The Total Risks KPI shows 1,200 with 345 High Risk. How do I see which department those High risks belong to?

The Risks by Department chart shows the High risk segment in red within each department bar. IT has the largest red segment, meaning it carries the most High risks. Applying the Probability filter further narrows to the most likely High risks within that department.

The Risk Trend chart shows a spike in late April and May 2025. What does that usually mean?

A sudden spike in the trend line usually coincides with a new project phase starting, new projects being onboarded, or an underlying issue surfacing across multiple workstreams simultaneously. Use the Month filter to isolate April and May and check which departments and probability levels are contributing most to the spike.

The Risk Level Distribution donut shows 43.83% Low. Does that mean most risks are manageable?

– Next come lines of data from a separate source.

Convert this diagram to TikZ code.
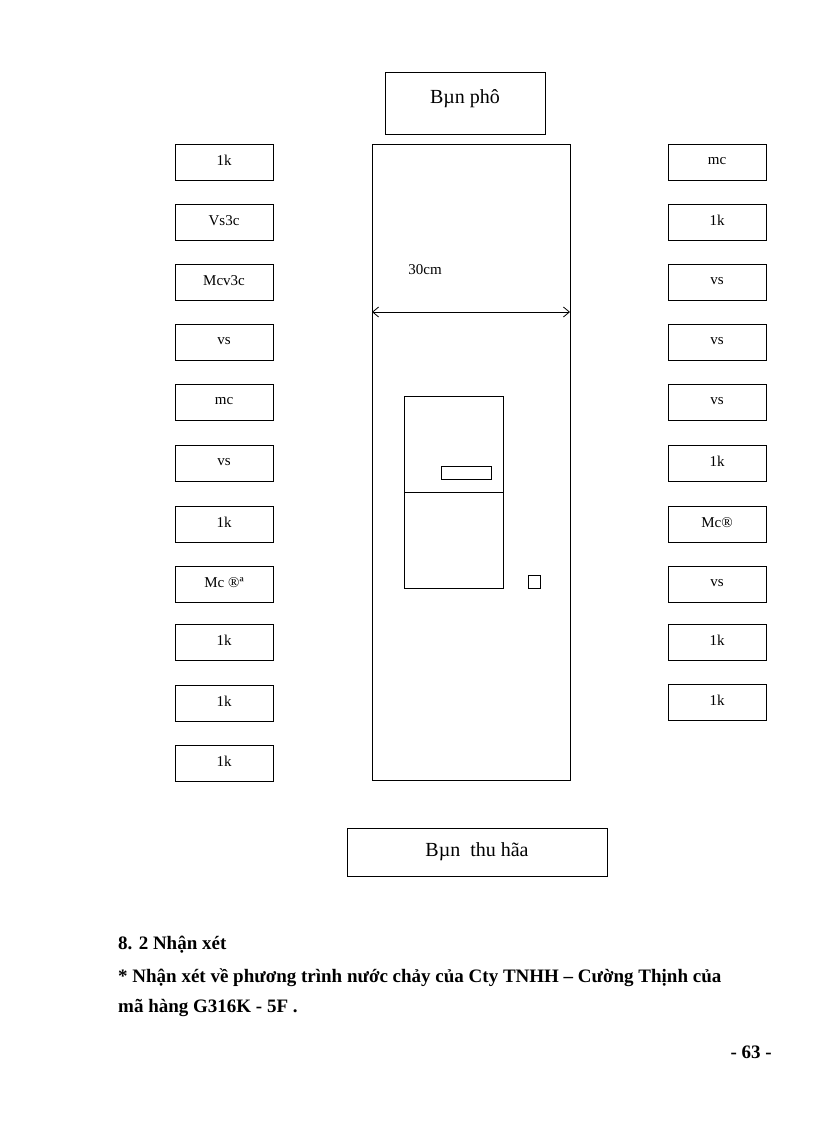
\documentclass[tikz,border=0pt]{standalone}
\usepackage{fontspec}
\setmainfont{Liberation Serif}
\usetikzlibrary{arrows.meta}
\begin{document}
\begin{tikzpicture}[x=1pt,y=-1pt,
 bx/.style={draw,line width=0.8pt,minimum width=98pt,minimum height=36pt,inner sep=0pt,font=\fontsize{15}{17}\selectfont},
 plain/.style={draw,line width=0.8pt}]
\useasboundingbox (0,0) rectangle (816,1123);
\node[plain,minimum width=160pt,minimum height=62pt,inner sep=0pt,font=\fontsize{20}{22}\selectfont] (top) at (465,103) {\raisebox{12pt}{Bµn phô}};
\node[plain,minimum width=198pt,minimum height=636pt,inner sep=0pt] (main) at (471,462) {};
\foreach \y/\t [count=\i] in {162/1k,222/Vs3c,282/Mcv3c,342/vs,402/mc,463/vs,524/1k,584/Mc ®ª,642/1k,703/1k,763/1k}
 \node[bx] (L\i) at (224,\y) {\raisebox{3pt}{\t}};
\foreach \y/\t [count=\i] in {162/mc,222/1k,282/vs,342/vs,402/vs,463/1k,524/Mc®,584/vs,642/1k,702/1k}
 \node[bx] (R\i) at (717,\y) {\raisebox{3pt}{\t}};
\coordinate (aL) at (372,312); \coordinate (aR) at (570,312);
\draw[line width=0.8pt,{Straight Barb[length=6pt,width=10pt]}-{Straight Barb[length=6pt,width=10pt]}] (aL) -- (aR);
\node[font=\fontsize{15}{17}\selectfont] (w) at (425,270) {30cm};
\node[plain,minimum width=99pt,minimum height=192pt,inner sep=0pt] (inner) at (453.5,492) {};
\coordinate (dl) at (404,492); \coordinate (dr) at (503,492);
\draw[line width=0.8pt] (dl) -- (dr);
\node[plain,minimum width=50pt,minimum height=13pt,inner sep=0pt] (slot) at (466,472.5) {};
\node[plain,minimum width=12pt,minimum height=13pt,inner sep=0pt] (sq) at (534,581.5) {};
\node[plain,minimum width=260pt,minimum height=48pt,inner sep=0pt,font=\fontsize{20}{22}\selectfont] (bot) at (477,852) {\raisebox{4pt}{Bµn\ \ thu hãa}};
\begin{scope}[font=\fontsize{19}{21}\selectfont\bfseries]
\node[anchor=west,inner sep=0pt] (h1) at (118,945) {8. 2 Nhận xét};
\node[anchor=west,inner sep=0pt] (h2) at (118,978) {* Nhận xét về phương trình nước chảy của Cty TNHH – Cường Thịnh của};
\node[anchor=west,inner sep=0pt] (h3) at (118,1008) {mã hàng G316K - 5F .};
\node[anchor=east,inner sep=0pt] (pg) at (772,1052) {- 63 -};
\end{scope}
\end{tikzpicture}
\end{document}
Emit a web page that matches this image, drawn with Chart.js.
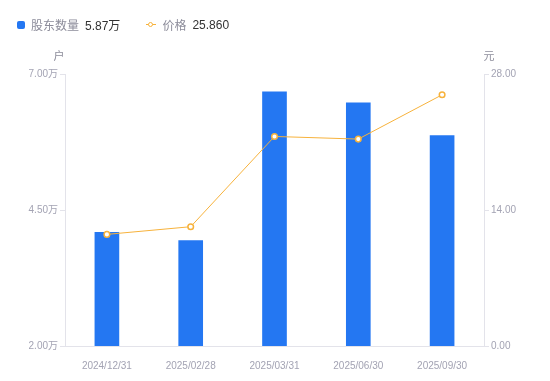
<!DOCTYPE html>
<html>
<head>
<meta charset="utf-8">
<script src="https://cdn.jsdelivr.net/npm/chart.js@4.4.0/dist/chart.umd.min.js"></script>
<style>
  html, body { margin: 0; padding: 0; background: #fff; }
  #wrap { position: relative; width: 550px; height: 381px; font-family: "Liberation Sans", Arial, "Noto Sans CJK SC", sans-serif; }
  #legend { position: absolute; left: 17px; top: 16px; font-size: 12px; display: flex; align-items: center; }
  .lg-item { display: flex; align-items: center; margin-right: 26px; }
  .lg-box { width: 8px; height: 8px; border-radius: 2px; background: #2477f2; margin-right: 6px; }
  .lg-line { position: relative; width: 10px; height: 10px; margin-right: 6px; }
  .lg-line:before { content: ''; position: absolute; left: 0; right: 0; top: 4.5px; height: 1px; background: #f7b23b; }
  .lg-line:after { content: ''; position: absolute; left: 2px; top: 2px; width: 3px; height: 3px; border: 1.5px solid #f7b23b; border-radius: 50%; background: #fff; }
  .lg-name { color: #8c8c9a; margin-right: 6px; }
  .lg-val { color: #333; }
  canvas { position: absolute; left: 0; top: 0; }
</style>
</head>
<body>
<div id="wrap">
  <canvas id="c" width="550" height="381"></canvas>
  <div id="legend"></div>
</div>
<script>
const categories = ['2024/12/31', '2025/02/28', '2025/03/31', '2025/06/30', '2025/09/30'];
const holders = [4.09, 3.94, 6.67, 6.47, 5.87];      // 股东数量 (万户)
const prices = [11.49, 12.28, 21.57, 21.30, 25.86];  // 价格 (元)
const leftTicks = [2.0, 4.5, 7.0];
const rightTicks = [0, 14, 28];

const BLUE = '#2477f2';
const ORANGE = '#f7b23b';
const GRAY = '#a3a3b3';
const AXIS = '#e3e3ea';

document.getElementById('legend').innerHTML = `
  <div class="lg-item"><span class="lg-box"></span><span class="lg-name">股东数量</span><span class="lg-val">${holders[holders.length - 1].toFixed(2)}万</span></div>
  <div class="lg-item"><span class="lg-line"></span><span class="lg-name">价格</span><span class="lg-val">${prices[prices.length - 1].toFixed(3)}</span></div>`;

const unitTitles = {
  id: 'unitTitles',
  afterDraw(chart) {
    const { ctx, chartArea } = chart;
    ctx.save();
    ctx.font = '11px "Liberation Sans", "Noto Sans CJK SC", sans-serif';
    ctx.fillStyle = '#8c8c9a';
    ctx.textBaseline = 'middle';
    ctx.textAlign = 'center';
    ctx.fillText('户', chartArea.left - 6, 57);
    ctx.fillText('元', chartArea.right + 5, 57);
    ctx.restore();
  }
};

const tickFont = { family: '"Liberation Sans", Arial, "Noto Sans CJK SC", sans-serif', size: 10 };

new Chart(document.getElementById('c'), {
  data: {
    labels: categories,
    datasets: [
      {
        type: 'line', label: '价格', data: prices, yAxisID: 'y1', order: 0,
        borderColor: ORANGE, borderWidth: 1, tension: 0,
        pointRadius: 2.8, pointBackgroundColor: '#fff', pointBorderColor: ORANGE, pointBorderWidth: 1.5
      },
      {
        type: 'bar', label: '股东数量', data: holders, yAxisID: 'y', order: 1,
        backgroundColor: BLUE, barThickness: 24
      }
    ]
  },
  options: {
    responsive: false, animation: false,
    layout: { padding: { top: 74, left: 0, right: 0, bottom: 0 } },
    plugins: { legend: { display: false }, tooltip: { enabled: false } },
    scales: {
      x: {
        offset: true,
        grid: { display: false },
        border: { display: true, color: AXIS },
        ticks: { color: GRAY, font: tickFont, padding: 6, maxRotation: 0 },
        afterFit(s) { s.height = 35; }
      },
      y: {
        position: 'left', min: 2, max: 7,
        afterBuildTicks(s) { s.ticks = leftTicks.map(v => ({ value: v })); },
        grid: { drawOnChartArea: false, drawTicks: true, tickLength: 5, color: AXIS },
        border: { display: true, color: AXIS },
        ticks: { color: GRAY, font: tickFont, padding: 2, callback: v => v.toFixed(2) + '万' },
        afterFit(s) { s.width = 65; }
      },
      y1: {
        position: 'right', min: 0, max: 28,
        afterBuildTicks(s) { s.ticks = rightTicks.map(v => ({ value: v })); },
        grid: { drawOnChartArea: false, drawTicks: true, tickLength: 5, color: AXIS },
        border: { display: true, color: AXIS },
        ticks: { color: GRAY, font: tickFont, padding: 2, callback: v => v.toFixed(2) },
        afterFit(s) { s.width = 66; }
      }
    }
  },
  plugins: [unitTitles]
});
</script>
</body>
</html>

Low risks being the largest segment is positive but High and Medium combined at 56.17% means the majority of risks still require active attention. The donut gives the proportion context. The Risks by Department chart tells you which teams are carrying the most critical exposure within that 56.17%.

The Impact vs Probability scatter has dots spread widely. How do I identify which risks to prioritise?

Focus on the top right corner of the scatter where both probability and impact scores are highest. Red dots in that quadrant are High risks with both high likelihood and high consequence. Those are the ones requiring immediate mitigation plans regardless of which project or department they belong to.

The Issue Status Distribution donut shows 19.75% Open. How is that different from the Open Issues KPI of 603?

The KPI shows the raw count of 603 open issues while the donut shows that 19.75% as a proportion of all issues. The In Progress segment of 30.5% is separate from Open, meaning In Progress issues are being actively worked on while the Open segment represents issues that have been logged but not yet picked up by anyone.

The Overdue Issues by Department chart shows IT leading. Does that mean IT has a resourcing problem?

Not necessarily. IT leading on overdue issues could reflect higher complexity, more interdependencies, or genuinely higher issue volume from the risk overview tab. Cross-referencing IT's overdue count with its total issue count tells you whether the overdue rate is disproportionate or simply a reflection of having more issues overall.

The High Risk Open Issues chart shows tasks with risk scores near 100. How do I find who owns those tasks?

Use the Assigned To filter to see which team member is responsible for each high risk score task. The issue detail table below will then show only that person's issues with their current status and due date so you can see which high-risk tasks are In Progress versus still Open and unstarted.